╔══

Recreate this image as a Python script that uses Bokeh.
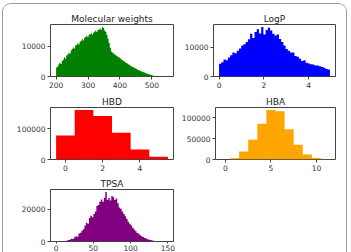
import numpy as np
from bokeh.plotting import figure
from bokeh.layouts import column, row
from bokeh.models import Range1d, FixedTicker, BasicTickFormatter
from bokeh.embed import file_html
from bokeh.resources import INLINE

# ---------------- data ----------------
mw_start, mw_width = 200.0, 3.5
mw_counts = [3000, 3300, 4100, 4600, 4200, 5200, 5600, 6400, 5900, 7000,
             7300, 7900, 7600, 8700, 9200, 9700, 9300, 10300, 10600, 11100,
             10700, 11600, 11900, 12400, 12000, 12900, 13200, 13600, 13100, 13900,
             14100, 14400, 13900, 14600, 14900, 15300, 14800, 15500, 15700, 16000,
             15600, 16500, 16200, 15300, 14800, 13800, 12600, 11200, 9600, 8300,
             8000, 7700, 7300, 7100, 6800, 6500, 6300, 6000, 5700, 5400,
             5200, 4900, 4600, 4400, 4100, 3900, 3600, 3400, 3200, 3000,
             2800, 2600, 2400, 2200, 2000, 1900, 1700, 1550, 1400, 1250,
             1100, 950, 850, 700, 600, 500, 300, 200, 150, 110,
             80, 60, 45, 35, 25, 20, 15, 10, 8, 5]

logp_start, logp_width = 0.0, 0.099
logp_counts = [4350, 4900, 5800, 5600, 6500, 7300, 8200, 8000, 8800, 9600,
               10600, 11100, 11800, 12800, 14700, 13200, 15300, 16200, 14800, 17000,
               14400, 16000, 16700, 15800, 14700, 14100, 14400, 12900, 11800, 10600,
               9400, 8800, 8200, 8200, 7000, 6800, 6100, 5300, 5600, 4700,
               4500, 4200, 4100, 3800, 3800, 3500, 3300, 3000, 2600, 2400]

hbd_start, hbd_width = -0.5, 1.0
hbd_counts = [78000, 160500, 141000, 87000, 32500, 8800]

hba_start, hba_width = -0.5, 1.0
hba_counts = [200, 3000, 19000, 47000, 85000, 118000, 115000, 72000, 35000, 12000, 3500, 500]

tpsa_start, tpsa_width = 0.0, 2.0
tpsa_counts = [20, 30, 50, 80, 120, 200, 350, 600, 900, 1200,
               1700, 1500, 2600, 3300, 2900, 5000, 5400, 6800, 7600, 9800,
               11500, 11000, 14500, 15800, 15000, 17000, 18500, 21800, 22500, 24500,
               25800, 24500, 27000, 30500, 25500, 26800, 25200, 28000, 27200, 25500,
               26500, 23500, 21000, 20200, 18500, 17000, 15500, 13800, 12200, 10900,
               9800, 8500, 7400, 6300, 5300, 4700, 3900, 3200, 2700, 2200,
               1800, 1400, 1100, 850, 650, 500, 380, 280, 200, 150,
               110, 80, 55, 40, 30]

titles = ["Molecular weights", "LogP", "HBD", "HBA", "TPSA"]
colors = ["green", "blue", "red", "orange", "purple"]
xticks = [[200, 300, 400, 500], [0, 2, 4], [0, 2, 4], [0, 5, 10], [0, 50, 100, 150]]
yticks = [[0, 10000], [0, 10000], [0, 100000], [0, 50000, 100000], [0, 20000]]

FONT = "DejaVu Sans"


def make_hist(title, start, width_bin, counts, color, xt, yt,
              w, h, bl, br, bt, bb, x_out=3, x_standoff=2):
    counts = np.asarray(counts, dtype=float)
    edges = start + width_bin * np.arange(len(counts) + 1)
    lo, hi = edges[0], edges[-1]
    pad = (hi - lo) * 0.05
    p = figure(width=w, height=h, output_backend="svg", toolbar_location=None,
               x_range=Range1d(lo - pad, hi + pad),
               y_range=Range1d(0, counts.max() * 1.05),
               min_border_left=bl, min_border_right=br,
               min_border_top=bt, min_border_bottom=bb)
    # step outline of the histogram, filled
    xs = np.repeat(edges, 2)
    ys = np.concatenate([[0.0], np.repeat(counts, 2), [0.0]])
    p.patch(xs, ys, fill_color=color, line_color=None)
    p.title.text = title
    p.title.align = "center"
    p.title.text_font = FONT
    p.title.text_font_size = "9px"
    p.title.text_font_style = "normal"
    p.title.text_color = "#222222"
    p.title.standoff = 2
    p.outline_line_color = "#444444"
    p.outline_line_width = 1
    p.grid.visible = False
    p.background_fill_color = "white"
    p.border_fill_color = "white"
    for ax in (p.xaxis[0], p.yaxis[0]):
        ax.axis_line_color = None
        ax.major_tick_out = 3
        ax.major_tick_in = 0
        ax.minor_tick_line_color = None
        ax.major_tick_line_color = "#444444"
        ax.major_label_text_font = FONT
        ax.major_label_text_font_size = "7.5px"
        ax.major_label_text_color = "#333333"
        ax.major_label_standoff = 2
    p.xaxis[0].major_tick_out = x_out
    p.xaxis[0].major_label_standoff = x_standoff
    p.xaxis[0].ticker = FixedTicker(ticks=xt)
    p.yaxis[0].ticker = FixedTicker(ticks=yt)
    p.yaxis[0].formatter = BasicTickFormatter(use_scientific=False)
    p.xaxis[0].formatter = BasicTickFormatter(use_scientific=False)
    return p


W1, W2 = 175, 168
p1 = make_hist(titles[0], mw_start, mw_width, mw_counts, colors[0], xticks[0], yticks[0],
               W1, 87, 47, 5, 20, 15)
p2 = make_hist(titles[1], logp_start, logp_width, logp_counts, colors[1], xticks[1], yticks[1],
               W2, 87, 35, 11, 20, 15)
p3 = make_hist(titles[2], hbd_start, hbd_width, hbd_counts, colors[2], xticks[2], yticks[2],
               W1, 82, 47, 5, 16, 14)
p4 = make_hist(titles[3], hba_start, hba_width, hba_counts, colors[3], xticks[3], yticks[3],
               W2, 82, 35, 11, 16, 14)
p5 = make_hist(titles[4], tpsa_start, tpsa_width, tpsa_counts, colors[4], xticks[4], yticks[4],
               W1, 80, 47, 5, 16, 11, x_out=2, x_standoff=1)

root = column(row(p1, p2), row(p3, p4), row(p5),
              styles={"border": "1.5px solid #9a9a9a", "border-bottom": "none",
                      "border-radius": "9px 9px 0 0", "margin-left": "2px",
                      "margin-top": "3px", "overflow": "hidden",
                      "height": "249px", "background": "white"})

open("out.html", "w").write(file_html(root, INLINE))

╚══

Strip out the pictures and quote the remaining data word for word.

Recreate this image as a Python script that uses Bokeh.
import numpy as np
from bokeh.plotting import figure
from bokeh.layouts import column, row
from bokeh.models import Range1d, FixedTicker, BasicTickFormatter
from bokeh.embed import file_html
from bokeh.resources import INLINE

# ---------------- data ----------------
mw_start, mw_width = 200.0, 3.5
mw_counts = [3000, 3300, 4100, 4600, 4200, 5200, 5600, 6400, 5900, 7000,
             7300, 7900, 7600, 8700, 9200, 9700, 9300, 10300, 10600, 11100,
             10700, 11600, 11900, 12400, 12000, 12900, 13200, 13600, 13100, 13900,
             14100, 14400, 13900, 14600, 14900, 15300, 14800, 15500, 15700, 16000,
             15600, 16500, 16200, 15300, 14800, 13800, 12600, 11200, 9600, 8300,
             8000, 7700, 7300, 7100, 6800, 6500, 6300, 6000, 5700, 5400,
             5200, 4900, 4600, 4400, 4100, 3900, 3600, 3400, 3200, 3000,
             2800, 2600, 2400, 2200, 2000, 1900, 1700, 1550, 1400, 1250,
             1100, 950, 850, 700, 600, 500, 300, 200, 150, 110,
             80, 60, 45, 35, 25, 20, 15, 10, 8, 5]

logp_start, logp_width = 0.0, 0.099
logp_counts = [4350, 4900, 5800, 5600, 6500, 7300, 8200, 8000, 8800, 9600,
               10600, 11100, 11800, 12800, 14700, 13200, 15300, 16200, 14800, 17000,
               14400, 16000, 16700, 15800, 14700, 14100, 14400, 12900, 11800, 10600,
               9400, 8800, 8200, 8200, 7000, 6800, 6100, 5300, 5600, 4700,
               4500, 4200, 4100, 3800, 3800, 3500, 3300, 3000, 2600, 2400]

hbd_start, hbd_width = -0.5, 1.0
hbd_counts = [78000, 160500, 141000, 87000, 32500, 8800]

hba_start, hba_width = -0.5, 1.0
hba_counts = [200, 3000, 19000, 47000, 85000, 118000, 115000, 72000, 35000, 12000, 3500, 500]

tpsa_start, tpsa_width = 0.0, 2.0
tpsa_counts = [20, 30, 50, 80, 120, 200, 350, 600, 900, 1200,
               1700, 1500, 2600, 3300, 2900, 5000, 5400, 6800, 7600, 9800,
               11500, 11000, 14500, 15800, 15000, 17000, 18500, 21800, 22500, 24500,
               25800, 24500, 27000, 30500, 25500, 26800, 25200, 28000, 27200, 25500,
               26500, 23500, 21000, 20200, 18500, 17000, 15500, 13800, 12200, 10900,
               9800, 8500, 7400, 6300, 5300, 4700, 3900, 3200, 2700, 2200,
               1800, 1400, 1100, 850, 650, 500, 380, 280, 200, 150,
               110, 80, 55, 40, 30]

titles = ["Molecular weights", "LogP", "HBD", "HBA", "TPSA"]
colors = ["green", "blue", "red", "orange", "purple"]
xticks = [[200, 300, 400, 500], [0, 2, 4], [0, 2, 4], [0, 5, 10], [0, 50, 100, 150]]
yticks = [[0, 10000], [0, 10000], [0, 100000], [0, 50000, 100000], [0, 20000]]

FONT = "DejaVu Sans"


def make_hist(title, start, width_bin, counts, color, xt, yt,
              w, h, bl, br, bt, bb, x_out=3, x_standoff=2):
    counts = np.asarray(counts, dtype=float)
    edges = start + width_bin * np.arange(len(counts) + 1)
    lo, hi = edges[0], edges[-1]
    pad = (hi - lo) * 0.05
    p = figure(width=w, height=h, output_backend="svg", toolbar_location=None,
               x_range=Range1d(lo - pad, hi + pad),
               y_range=Range1d(0, counts.max() * 1.05),
               min_border_left=bl, min_border_right=br,
               min_border_top=bt, min_border_bottom=bb)
    # step outline of the histogram, filled
    xs = np.repeat(edges, 2)
    ys = np.concatenate([[0.0], np.repeat(counts, 2), [0.0]])
    p.patch(xs, ys, fill_color=color, line_color=None)
    p.title.text = title
    p.title.align = "center"
    p.title.text_font = FONT
    p.title.text_font_size = "9px"
    p.title.text_font_style = "normal"
    p.title.text_color = "#222222"
    p.title.standoff = 2
    p.outline_line_color = "#444444"
    p.outline_line_width = 1
    p.grid.visible = False
    p.background_fill_color = "white"
    p.border_fill_color = "white"
    for ax in (p.xaxis[0], p.yaxis[0]):
        ax.axis_line_color = None
        ax.major_tick_out = 3
        ax.major_tick_in = 0
        ax.minor_tick_line_color = None
        ax.major_tick_line_color = "#444444"
        ax.major_label_text_font = FONT
        ax.major_label_text_font_size = "7.5px"
        ax.major_label_text_color = "#333333"
        ax.major_label_standoff = 2
    p.xaxis[0].major_tick_out = x_out
    p.xaxis[0].major_label_standoff = x_standoff
    p.xaxis[0].ticker = FixedTicker(ticks=xt)
    p.yaxis[0].ticker = FixedTicker(ticks=yt)
    p.yaxis[0].formatter = BasicTickFormatter(use_scientific=False)
    p.xaxis[0].formatter = BasicTickFormatter(use_scientific=False)
    return p


W1, W2 = 175, 168
p1 = make_hist(titles[0], mw_start, mw_width, mw_counts, colors[0], xticks[0], yticks[0],
               W1, 87, 47, 5, 20, 15)
p2 = make_hist(titles[1], logp_start, logp_width, logp_counts, colors[1], xticks[1], yticks[1],
               W2, 87, 35, 11, 20, 15)
p3 = make_hist(titles[2], hbd_start, hbd_width, hbd_counts, colors[2], xticks[2], yticks[2],
               W1, 82, 47, 5, 16, 14)
p4 = make_hist(titles[3], hba_start, hba_width, hba_counts, colors[3], xticks[3], yticks[3],
               W2, 82, 35, 11, 16, 14)
p5 = make_hist(titles[4], tpsa_start, tpsa_width, tpsa_counts, colors[4], xticks[4], yticks[4],
               W1, 80, 47, 5, 16, 11, x_out=2, x_standoff=1)

root = column(row(p1, p2), row(p3, p4), row(p5),
              styles={"border": "1.5px solid #9a9a9a", "border-bottom": "none",
                      "border-radius": "9px 9px 0 0", "margin-left": "2px",
                      "margin-top": "3px", "overflow": "hidden",
                      "height": "249px", "background": "white"})

open("out.html", "w").write(file_html(root, INLINE))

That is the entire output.